RADIOLOGICAL OPTIMIZATION OF BUBBLE DYNAMICS IN CARBON DIOXIDE ANGIOGRAPHY

The using of carbon dioxide as contrast medium (CM) is increasing in the diagnosis of vascular diseases such as peripheral stenosis and fistulae. This radiological technique produces images through a digital subtraction (DS) of the images obtained with CM injected and a series of masks images. The two phase system (blood, CO2) remain separate by a surface until the gas is been dissolved. The radiological contrast of the xray image is given by integral dose on the pixels under the bubble respect to the pixel’s dose in the surround. Since the bubble is moving in the vessel, the fluoroscopy pulse time and the frame frequency change the contrast to noise ratio (CNR) of the contrast medium. This create moving artifacts that reduce the diagnostic outcome of the exam.
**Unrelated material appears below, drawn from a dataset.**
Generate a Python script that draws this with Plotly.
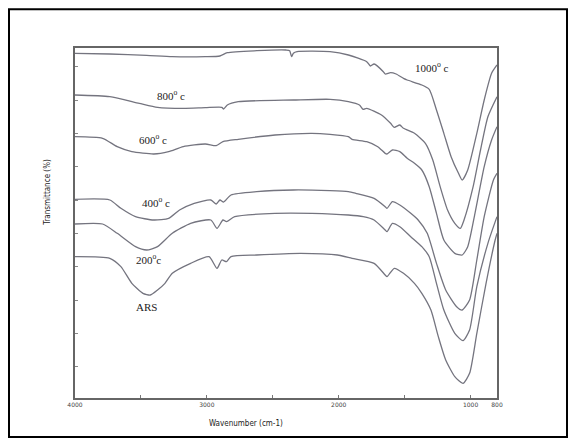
import plotly.graph_objects as go

# Wavenumbers (cm-1) and transmittance readings (arbitrary %, offset spectra)
wn_1000 = [4000, 3736, 3457, 3262, 3012, 2901, 2845, 2622, 2400, 2372, 2358, 2344, 2316, 2066, 1927, 1788, 1760, 1732, 1662, 1648, 1607, 1565, 1509, 1481, 1370, 1314, 1259, 1203, 1148, 1092, 1064, 1022, 953, 897, 841, 800]
t_1000 = [104.0, 103.8, 103.4, 103.0, 103.0, 103.2, 104.2, 104.8, 105.0, 104.8, 103.0, 104.0, 104.5, 104.5, 103.5, 101.5, 100.2, 100.8, 98.5, 97.8, 98.2, 97.8, 96.5, 96.0, 94.5, 93.2, 87.0, 80.0, 73.0, 68.0, 66.0, 69.0, 80.0, 90.0, 98.0, 100.5]

wn_800 = [4000, 3736, 3513, 3374, 3179, 3012, 2887, 2873, 2845, 2762, 2344, 2066, 1927, 1843, 1815, 1788, 1676, 1607, 1579, 1537, 1509, 1426, 1343, 1287, 1231, 1175, 1120, 1078, 1050, 981, 925, 869, 800]
t_800 = [91.5, 91.0, 89.0, 87.8, 87.5, 87.7, 87.8, 87.3, 88.5, 89.5, 90.0, 90.2, 89.5, 88.5, 87.2, 87.5, 85.5, 83.0, 81.8, 82.5, 81.5, 80.0, 77.0, 72.0, 64.0, 57.0, 53.0, 51.5, 54.0, 64.0, 75.0, 85.0, 91.0]

wn_600 = [4000, 3791, 3680, 3569, 3402, 3290, 3179, 3012, 2929, 2878, 2762, 2483, 2205, 2066, 1927, 1899, 1788, 1704, 1648, 1634, 1593, 1537, 1481, 1426, 1370, 1314, 1259, 1203, 1120, 1064, 1022, 967, 897, 841, 800]
t_600 = [79.0, 78.5, 76.0, 74.5, 73.8, 74.5, 76.0, 76.8, 76.3, 77.5, 78.2, 79.5, 80.0, 79.7, 79.0, 78.2, 77.5, 76.0, 74.0, 73.8, 75.0, 74.5, 72.5, 71.0, 69.0, 64.0, 56.0, 48.0, 44.0, 43.5, 46.0, 56.0, 70.0, 78.0, 82.0]

wn_400 = [4000, 3736, 3652, 3541, 3402, 3290, 3207, 3096, 2970, 2929, 2901, 2873, 2817, 2622, 2344, 2066, 1927, 1871, 1732, 1648, 1634, 1593, 1537, 1454, 1398, 1329, 1259, 1189, 1106, 1064, 1008, 953, 897, 827, 800]
t_400 = [60.2, 60.0, 57.5, 55.0, 54.0, 54.5, 57.0, 59.0, 60.0, 58.8, 60.0, 59.4, 61.5, 62.5, 63.0, 62.8, 62.5, 62.0, 60.5, 58.0, 57.5, 59.5, 58.5, 56.0, 54.0, 50.0, 41.0, 33.0, 28.0, 27.0, 30.0, 42.0, 55.0, 66.0, 68.0]

wn_200 = [4000, 3791, 3680, 3541, 3457, 3374, 3262, 3123, 2970, 2923, 2878, 2851, 2789, 2483, 2205, 1927, 1815, 1732, 1648, 1634, 1593, 1537, 1454, 1370, 1314, 1259, 1203, 1120, 1058, 1008, 953, 869, 800]
t_200 = [52.8, 52.8, 50.0, 46.0, 45.0, 46.0, 50.0, 53.0, 54.0, 51.5, 54.0, 53.5, 55.0, 56.0, 56.0, 55.5, 55.0, 54.0, 51.0, 50.5, 53.0, 52.0, 49.0, 46.0, 43.0, 35.0, 27.0, 20.0, 17.8, 21.0, 34.0, 47.0, 55.0]

wn_ars = [4000, 3736, 3652, 3569, 3485, 3429, 3374, 3318, 3262, 3123, 2984, 2923, 2887, 2851, 2817, 2622, 2288, 2010, 1899, 1732, 1648, 1634, 1579, 1509, 1426, 1370, 1301, 1245, 1189, 1120, 1058, 1008, 953, 883, 814, 800]
t_ars = [43.0, 42.5, 40.0, 35.0, 32.0, 31.5, 33.0, 35.0, 38.0, 41.0, 43.0, 39.5, 42.0, 41.5, 43.0, 43.5, 44.0, 43.5, 42.5, 41.0, 37.5, 37.0, 39.5, 38.0, 35.0, 32.0, 27.0, 19.0, 12.0, 7.0, 5.0, 8.0, 20.0, 35.0, 48.0, 50.0]

series = [
    ("1000°c", wn_1000, t_1000),
    ("800°c", wn_800, t_800),
    ("600°c", wn_600, t_600),
    ("400°c", wn_400, t_400),
    ("200°c", wn_200, t_200),
    ("ARS", wn_ars, t_ars),
]

# label texts and positions (wavenumber, transmittance)
label_text = ["1000<sup>o</sup> c", "800<sup>o</sup> c", "600<sup>o</sup> c", "400<sup>o</sup> c", "200<sup>o</sup>c", "ARS"]
label_wn = [1295, 3269, 3406, 3383, 3444, 3459]
label_t = [99.9, 91.5, 78.3, 59.4, 42.3, 27.9]

x_tickvals = [4000, 3000, 2000, 1000, 800]
x_ticktext = ["4000", "3000", "2000", "1000", "800"]
x_minor_vals = [3500, 2500, 1500]

fig = go.Figure()
for name, wn, t in series:
    fig.add_trace(go.Scatter(x=wn, y=t, mode="lines", name=name,
                             line=dict(color="#74747f", width=1.3, shape="spline", smoothing=0.6),
                             showlegend=False, hoverinfo="skip"))

for txt, xw, yt in zip(label_text, label_wn, label_t):
    fig.add_annotation(x=xw, y=yt, text=txt, showarrow=False,
                       font=dict(family="Liberation Serif", size=11, color="#222"))

fig.add_annotation(xref="paper", yref="paper", x=0.405, y=-0.072, text="Wavenumber (cm-1)",
                   xanchor="center", yanchor="middle",
                   showarrow=False, font=dict(family="DejaVu Sans Condensed", size=8, color="#222"))
fig.add_annotation(xref="paper", yref="paper", x=-0.064, y=0.589, text="Transmittance (%)",
                   xanchor="center", yanchor="middle",
                   textangle=-90, showarrow=False,
                   font=dict(family="DejaVu Sans Condensed", size=8, color="#222"))

# outer black border of the picture
fig.add_shape(type="rect", xref="paper", yref="paper", x0=-0.1564, x1=1.1659, y0=-0.1114, y1=1.111,
              line=dict(color="black", width=2))

fig.update_layout(
    width=560, height=430,
    margin=dict(l=67, r=71, t=40, b=40),
    paper_bgcolor="white", plot_bgcolor="white",
    xaxis=dict(range=[4000, 800], tickvals=x_tickvals, ticktext=x_ticktext,
               ticks="inside", ticklen=3, tickcolor="#777", showgrid=False, zeroline=False,
               minor=dict(tickvals=x_minor_vals, ticks="inside", ticklen=3, tickcolor="#777"),
               showline=True, linecolor="#666", linewidth=1.5, mirror=True,
               tickfont=dict(family="DejaVu Sans", size=6, color="#444")),
    yaxis=dict(range=[0.6, 105.6], dtick=10, ticks="inside", ticklen=3, tickcolor="#888",
               showticklabels=False, showgrid=False, zeroline=False,
               showline=True, linecolor="#666", linewidth=1.5, mirror=True),
)

fig.write_html("out.html")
To evaluate the best operational procedure we started with a laboratory model of the dynamical system. In this study has been realized a phantom made of 15cm of water with inside different glass vessels of various diameters. The images are taken with a PAXSCAN 4030 FP irradiated with RQR5 and RQR7 (IEC61267) x-ray field in different frame rate and integration time configuration. Moreover an algorithm to find the best radiological parameters has been developed to maximize the image quality indexes with no changing in entrance dose. The image quality improvement is evaluated in term of increment of the figure of merit of the image (CNR^2/Dose). The results shows the limits of the common used stacking technique and find out how long integration time protocols are less efficient than high frame rate protocols even in condition of high frame rate.